October 25th, 2009 | Leave a comment

LittleSnapper

The announcement last week that True Ventures, a VC in San Francisco funded the 20 x 200 art site based in NYC under the moniker of the ‘Democratization of Art ‘, is a step forward in the disruption of the internet to traditional business models.

Put aside the interesting fact that a San Francisco VC funds a NY based art startup. It’s the idea of Democratization that strikes a chord with me as this is the concept that I believe underlies the marketing and business changes that the internet is demanding.

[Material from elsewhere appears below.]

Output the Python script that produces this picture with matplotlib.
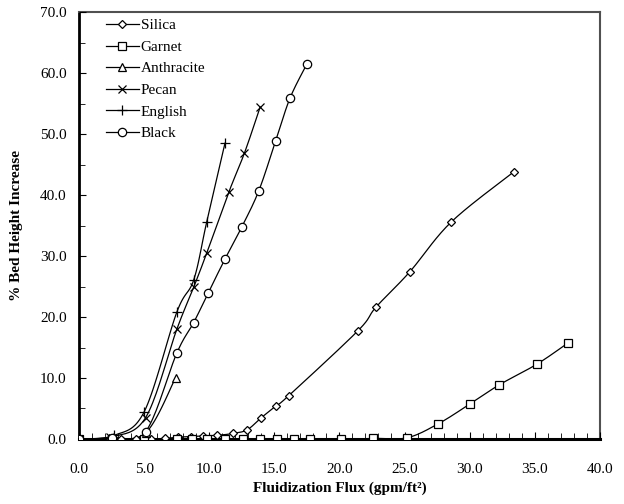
import numpy as np
import matplotlib
matplotlib.use("Agg")
import matplotlib.pyplot as plt
from matplotlib.lines import Line2D
from matplotlib.ticker import MultipleLocator, FormatStrFormatter

plt.rcParams["font.family"] = ["Liberation Serif", "DejaVu Serif"]

silica_x = [0, 2.5, 3.2, 4.4, 5.5, 6.6, 7.6, 8.6, 9.5, 10.6, 11.8, 12.9,
            14.0, 15.1, 16.1, 21.4, 22.8, 25.4, 28.6, 33.4]
silica_y = [0, 0, 0, 0, 0, 0.1, 0.3, 0.4, 0.5, 0.6, 0.9, 1.5,
            3.5, 5.4, 7.1, 17.7, 21.6, 27.4, 35.6, 43.8]

garnet_x = [0, 2.5, 5.0, 7.5, 8.7, 9.8, 11.2, 12.6, 13.9, 15.2, 16.5, 17.7,
            20.1, 22.6, 25.2, 27.6, 30.0, 32.3, 35.2, 37.6]
garnet_y = [0, 0, 0, 0, 0, 0, 0, 0, 0, 0, 0, 0,
            0, 0.1, 0.2, 2.5, 5.7, 8.9, 12.3, 15.8]

anthracite_x = [0, 2.3, 5.1, 7.4]
anthracite_y = [0, 0.2, 1.0, 10.0]

pecan_x = [0, 2.4, 5.1, 7.5, 8.8, 9.8, 11.5, 12.7, 13.9]
pecan_y = [0, 0.3, 3.5, 18.0, 24.9, 30.5, 40.5, 46.9, 54.4]

english_x = [0, 2.7, 5.0, 7.5, 8.8, 9.8, 11.2]
english_y = [0, 0.6, 4.5, 20.8, 26.1, 35.6, 48.5]

black_x = [0, 2.5, 5.1, 7.5, 8.8, 9.9, 11.2, 12.5, 13.8, 15.1, 16.2, 17.5]
black_y = [0, 0.2, 1.2, 14.1, 19.1, 23.9, 29.5, 34.8, 40.7, 48.9, 55.9, 61.5]

series = [
    ("Silica", silica_x, silica_y, "D", 4.3),
    ("Garnet", garnet_x, garnet_y, "s", 6),
    ("Anthracite", anthracite_x, anthracite_y, "^", 6),
    ("Pecan", pecan_x, pecan_y, "x", 6),
    ("English", english_x, english_y, "+", 6.5),
    ("Black", black_x, black_y, "o", 6),
]


def smooth(x, y, n=20):
    # spreadsheet-style smoothed line through the points (Catmull-Rom bezier)
    p = np.column_stack([x, y]).astype(float)
    p = np.vstack([p[0], p, p[-1]])
    t = np.linspace(0, 1, n)[:, None]
    out = []
    for i in range(1, len(p) - 2):
        p0, p1, p2, p3 = p[i - 1], p[i], p[i + 1], p[i + 2]
        c1 = p1 + (p2 - p0) / 6
        c2 = p2 - (p3 - p1) / 6
        seg = ((1 - t) ** 3) * p1 + 3 * ((1 - t) ** 2) * t * c1 \
            + 3 * (1 - t) * t ** 2 * c2 + t ** 3 * p2
        out.append(seg)
    seg = np.vstack(out)
    return seg[:, 0], seg[:, 1]


fig = plt.figure(figsize=(6.24, 5.04), dpi=100)
ax = fig.add_axes([0.127, 0.129, 0.834, 0.847])

handles = []
for name, xs, ys, mk, ms in series:
    sx, sy = smooth(xs, ys)
    ax.plot(sx, sy, color="black", lw=0.9, zorder=2)
    fc = "none" if mk in ("x", "+") else "white"
    ax.plot(xs, ys, ls="none", marker=mk, ms=ms, mfc=fc, mec="black",
            mew=0.9, zorder=3)
    handles.append(Line2D([], [], color="black", lw=0.9, marker=mk, ms=ms,
                          mfc=fc, mec="black", mew=0.9))

ax.set_xlim(0, 40)
ax.set_ylim(0, 70)
ax.xaxis.set_major_locator(MultipleLocator(5))
ax.xaxis.set_minor_locator(MultipleLocator(1))
ax.yaxis.set_major_locator(MultipleLocator(10))
ax.yaxis.set_minor_locator(MultipleLocator(5))
ax.xaxis.set_major_formatter(FormatStrFormatter("%.1f"))
ax.yaxis.set_major_formatter(FormatStrFormatter("%.1f"))
ax.tick_params(axis="both", which="both", direction="in", labelsize=11,
               top=False, right=False)
ax.tick_params(axis="x", which="major", length=5, pad=17)
ax.tick_params(axis="x", which="minor", length=4)
ax.tick_params(axis="y", which="major", length=5, pad=9)
ax.tick_params(axis="y", which="minor", length=4)

ax.spines["left"].set_linewidth(2.0)
ax.spines["bottom"].set_linewidth(2.2)
ax.spines["top"].set_color("#505050")
ax.spines["right"].set_color("#505050")
ax.spines["top"].set_linewidth(1.5)
ax.spines["right"].set_linewidth(1.5)
ax.set_axisbelow(False)

ax.set_xlabel("Fluidization Flux (gpm/ft²)", fontsize=11, fontweight="bold",
              labelpad=4)
ax.set_ylabel("% Bed Height Increase", fontsize=11, fontweight="bold",
              labelpad=12)

ax.legend(handles, [s[0] for s in series], loc="upper left",
          bbox_to_anchor=(0.03, 1.01), frameon=False, fontsize=11,
          handlelength=2.2, handletextpad=0.1, labelspacing=0.52,
          borderaxespad=0.3)

fig.savefig("out.png", dpi=100)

The art world and the world of galleries and limited editions is all about exclusion. It’s about creating scarcity and value through limiting access to both the artist and the buyer. The former by the scarcity of representation that can provide a market and the later by price. This is the world that Jen Bekman at 20 x 200 is turning on its head and True Ventures and a handful of visionary angels are funding. In the very still and aloof world of art, this is a very rash and important move. Throwing away the obscure and hidden pricing model of the gallery world is audacious and empowering to the rest of us.

The True Ventures post describes the importance of the idea: ‘…the potential of Jen’s vision to leverage the Internet to lower the velvet rope to the Art world and make collecting accessible to everyone.”  It is a huge idea and will reverberate throughout the art world. Jen Bekman’s formula: (Limited Editions x Low Prices) + The Internet = 20×200 is not limited to photography alone and I’m sure she is thinking to the limits of this formula.

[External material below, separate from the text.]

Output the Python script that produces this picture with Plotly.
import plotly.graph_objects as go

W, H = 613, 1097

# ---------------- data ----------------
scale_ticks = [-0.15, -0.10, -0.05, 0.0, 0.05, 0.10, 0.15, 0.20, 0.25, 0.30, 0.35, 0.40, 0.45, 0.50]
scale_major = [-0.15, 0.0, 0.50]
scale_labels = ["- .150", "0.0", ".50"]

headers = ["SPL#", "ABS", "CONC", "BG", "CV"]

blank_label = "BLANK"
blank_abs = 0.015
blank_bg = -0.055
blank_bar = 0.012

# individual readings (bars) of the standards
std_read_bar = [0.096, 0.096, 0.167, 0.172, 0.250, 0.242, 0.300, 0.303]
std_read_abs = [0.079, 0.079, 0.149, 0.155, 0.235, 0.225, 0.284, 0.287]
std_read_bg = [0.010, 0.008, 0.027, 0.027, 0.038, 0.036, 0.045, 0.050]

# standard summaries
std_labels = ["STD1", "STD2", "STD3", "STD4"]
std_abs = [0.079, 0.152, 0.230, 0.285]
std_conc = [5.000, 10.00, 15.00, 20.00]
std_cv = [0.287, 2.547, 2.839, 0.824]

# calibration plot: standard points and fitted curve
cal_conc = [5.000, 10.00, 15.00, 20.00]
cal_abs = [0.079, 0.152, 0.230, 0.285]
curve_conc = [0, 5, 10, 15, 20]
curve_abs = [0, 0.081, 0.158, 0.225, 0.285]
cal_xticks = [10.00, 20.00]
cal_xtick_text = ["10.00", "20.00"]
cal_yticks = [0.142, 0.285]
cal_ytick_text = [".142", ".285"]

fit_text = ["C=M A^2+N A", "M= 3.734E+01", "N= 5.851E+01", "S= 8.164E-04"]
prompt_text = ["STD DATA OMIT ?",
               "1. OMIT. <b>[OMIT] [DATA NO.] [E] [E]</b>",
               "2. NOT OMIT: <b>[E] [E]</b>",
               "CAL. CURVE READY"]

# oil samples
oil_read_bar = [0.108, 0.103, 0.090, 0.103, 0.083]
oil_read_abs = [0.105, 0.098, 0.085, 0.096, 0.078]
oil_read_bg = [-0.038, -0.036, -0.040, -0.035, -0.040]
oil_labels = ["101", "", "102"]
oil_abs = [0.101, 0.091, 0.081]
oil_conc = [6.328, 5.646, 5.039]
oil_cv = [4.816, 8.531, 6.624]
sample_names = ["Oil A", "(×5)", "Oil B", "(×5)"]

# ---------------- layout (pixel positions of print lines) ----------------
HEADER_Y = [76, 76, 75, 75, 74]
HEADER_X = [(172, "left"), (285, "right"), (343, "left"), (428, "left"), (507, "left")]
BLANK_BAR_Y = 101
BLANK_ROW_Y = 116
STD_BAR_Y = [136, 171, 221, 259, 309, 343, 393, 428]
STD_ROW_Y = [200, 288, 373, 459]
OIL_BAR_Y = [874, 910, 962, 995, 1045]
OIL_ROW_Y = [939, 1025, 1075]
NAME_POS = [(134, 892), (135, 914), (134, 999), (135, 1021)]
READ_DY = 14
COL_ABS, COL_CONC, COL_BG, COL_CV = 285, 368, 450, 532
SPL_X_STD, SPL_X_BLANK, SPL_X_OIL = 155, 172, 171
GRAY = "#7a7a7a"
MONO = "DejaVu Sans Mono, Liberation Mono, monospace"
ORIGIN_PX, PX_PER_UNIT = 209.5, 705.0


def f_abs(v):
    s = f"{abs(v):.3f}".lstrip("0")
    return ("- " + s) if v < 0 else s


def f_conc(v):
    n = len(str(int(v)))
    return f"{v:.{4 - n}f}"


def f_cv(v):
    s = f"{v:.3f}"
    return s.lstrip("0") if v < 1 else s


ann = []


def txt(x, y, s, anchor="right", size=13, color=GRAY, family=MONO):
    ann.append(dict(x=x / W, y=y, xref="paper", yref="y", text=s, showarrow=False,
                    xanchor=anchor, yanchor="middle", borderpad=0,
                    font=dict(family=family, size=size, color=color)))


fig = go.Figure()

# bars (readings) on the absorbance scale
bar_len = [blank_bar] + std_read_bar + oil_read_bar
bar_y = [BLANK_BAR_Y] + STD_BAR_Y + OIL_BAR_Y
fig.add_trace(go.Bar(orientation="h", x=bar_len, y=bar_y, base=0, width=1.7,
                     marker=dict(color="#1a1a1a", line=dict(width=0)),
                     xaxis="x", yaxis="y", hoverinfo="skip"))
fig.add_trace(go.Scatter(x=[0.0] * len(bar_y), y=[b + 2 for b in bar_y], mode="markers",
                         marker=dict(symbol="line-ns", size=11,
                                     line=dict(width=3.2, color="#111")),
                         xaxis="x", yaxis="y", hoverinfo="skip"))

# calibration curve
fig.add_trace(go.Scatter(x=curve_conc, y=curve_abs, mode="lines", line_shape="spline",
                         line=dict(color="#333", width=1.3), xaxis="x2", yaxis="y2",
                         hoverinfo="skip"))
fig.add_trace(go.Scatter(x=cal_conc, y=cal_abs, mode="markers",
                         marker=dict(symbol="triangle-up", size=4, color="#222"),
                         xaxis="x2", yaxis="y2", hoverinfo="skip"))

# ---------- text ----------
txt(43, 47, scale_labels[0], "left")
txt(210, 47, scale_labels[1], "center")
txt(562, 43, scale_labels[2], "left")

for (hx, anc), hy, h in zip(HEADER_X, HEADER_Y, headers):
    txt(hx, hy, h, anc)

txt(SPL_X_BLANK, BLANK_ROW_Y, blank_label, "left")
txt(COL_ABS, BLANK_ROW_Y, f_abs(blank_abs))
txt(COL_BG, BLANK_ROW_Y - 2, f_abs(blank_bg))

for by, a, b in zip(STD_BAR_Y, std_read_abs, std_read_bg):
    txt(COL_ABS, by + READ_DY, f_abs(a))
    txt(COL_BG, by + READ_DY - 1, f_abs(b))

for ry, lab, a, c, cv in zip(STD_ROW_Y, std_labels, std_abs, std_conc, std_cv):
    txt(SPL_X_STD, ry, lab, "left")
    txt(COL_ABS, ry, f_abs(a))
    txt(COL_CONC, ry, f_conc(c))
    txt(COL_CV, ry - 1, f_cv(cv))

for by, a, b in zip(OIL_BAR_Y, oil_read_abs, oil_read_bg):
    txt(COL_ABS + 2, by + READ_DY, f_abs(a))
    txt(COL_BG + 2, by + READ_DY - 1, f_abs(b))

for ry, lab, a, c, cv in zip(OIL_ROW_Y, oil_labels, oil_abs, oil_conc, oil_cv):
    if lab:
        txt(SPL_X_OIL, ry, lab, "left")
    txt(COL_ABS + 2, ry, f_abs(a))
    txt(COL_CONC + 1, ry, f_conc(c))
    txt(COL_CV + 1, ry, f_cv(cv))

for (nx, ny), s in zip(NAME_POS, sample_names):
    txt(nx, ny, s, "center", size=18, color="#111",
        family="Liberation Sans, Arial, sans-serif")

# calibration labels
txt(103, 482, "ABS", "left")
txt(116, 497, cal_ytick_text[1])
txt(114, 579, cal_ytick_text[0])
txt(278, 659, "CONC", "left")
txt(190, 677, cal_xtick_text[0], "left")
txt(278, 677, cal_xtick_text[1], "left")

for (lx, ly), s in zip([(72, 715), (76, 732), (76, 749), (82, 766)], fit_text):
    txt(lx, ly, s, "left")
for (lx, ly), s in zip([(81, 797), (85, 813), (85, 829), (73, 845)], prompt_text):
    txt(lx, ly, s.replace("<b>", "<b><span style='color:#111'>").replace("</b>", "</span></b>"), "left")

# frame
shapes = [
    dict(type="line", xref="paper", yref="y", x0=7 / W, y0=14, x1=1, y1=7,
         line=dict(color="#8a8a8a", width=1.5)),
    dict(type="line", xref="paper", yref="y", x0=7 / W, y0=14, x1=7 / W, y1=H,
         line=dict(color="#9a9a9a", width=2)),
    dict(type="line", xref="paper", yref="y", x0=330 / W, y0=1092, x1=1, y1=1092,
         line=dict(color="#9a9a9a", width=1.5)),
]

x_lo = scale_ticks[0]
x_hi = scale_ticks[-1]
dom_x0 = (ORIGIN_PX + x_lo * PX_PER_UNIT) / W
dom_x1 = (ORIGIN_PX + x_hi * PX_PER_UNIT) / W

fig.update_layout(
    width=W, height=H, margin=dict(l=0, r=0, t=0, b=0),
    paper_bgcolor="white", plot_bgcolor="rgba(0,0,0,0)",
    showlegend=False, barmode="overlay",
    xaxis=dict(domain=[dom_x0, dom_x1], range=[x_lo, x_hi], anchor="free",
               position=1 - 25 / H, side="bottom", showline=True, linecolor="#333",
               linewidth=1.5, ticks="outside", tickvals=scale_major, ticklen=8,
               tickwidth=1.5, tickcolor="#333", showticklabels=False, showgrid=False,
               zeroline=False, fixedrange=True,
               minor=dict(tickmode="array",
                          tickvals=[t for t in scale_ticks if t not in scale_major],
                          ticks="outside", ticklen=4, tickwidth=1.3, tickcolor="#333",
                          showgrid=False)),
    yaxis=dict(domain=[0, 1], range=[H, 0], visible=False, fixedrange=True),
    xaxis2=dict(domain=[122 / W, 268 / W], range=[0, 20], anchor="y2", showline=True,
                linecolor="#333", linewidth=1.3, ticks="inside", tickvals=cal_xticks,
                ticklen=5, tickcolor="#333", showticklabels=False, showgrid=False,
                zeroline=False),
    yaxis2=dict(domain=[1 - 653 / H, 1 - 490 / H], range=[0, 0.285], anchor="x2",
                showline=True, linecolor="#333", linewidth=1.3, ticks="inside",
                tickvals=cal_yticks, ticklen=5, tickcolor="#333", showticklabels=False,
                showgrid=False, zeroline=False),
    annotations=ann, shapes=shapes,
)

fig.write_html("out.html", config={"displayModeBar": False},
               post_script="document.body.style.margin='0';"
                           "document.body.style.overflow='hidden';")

The internet has already set the groundwork for a global democratized market, it is just taking some time to see it and bold folks with big ideas to muscle change into existence.

The list of transformed businesses grows daily. Hybrid and online distribution channels have pounded the stranglehold of retail chains. Cloud based shopping carts and back end warehousing from Amazon and others has removed the barriers to selling hard goods for small businesses. The music, real estate, news, car businesses to name just the obvious, are changed, some with ease others still in pain.

The change in the art world that 20 x 200 is heralding speaks to me personally as art is important to my life. I’m reading the Sunday New York Times, looking at my limited prints of Margaret Bourke-White on the wall and checking out the galleries and art shows in the city. The essential nature of art and the importance of creative expression hasn’t changed, it has just begun to expand and become more accessible and more democratic. Jen Bekman and folks like 20 x 200 are pioneers in making it happen. Thanks for doing this.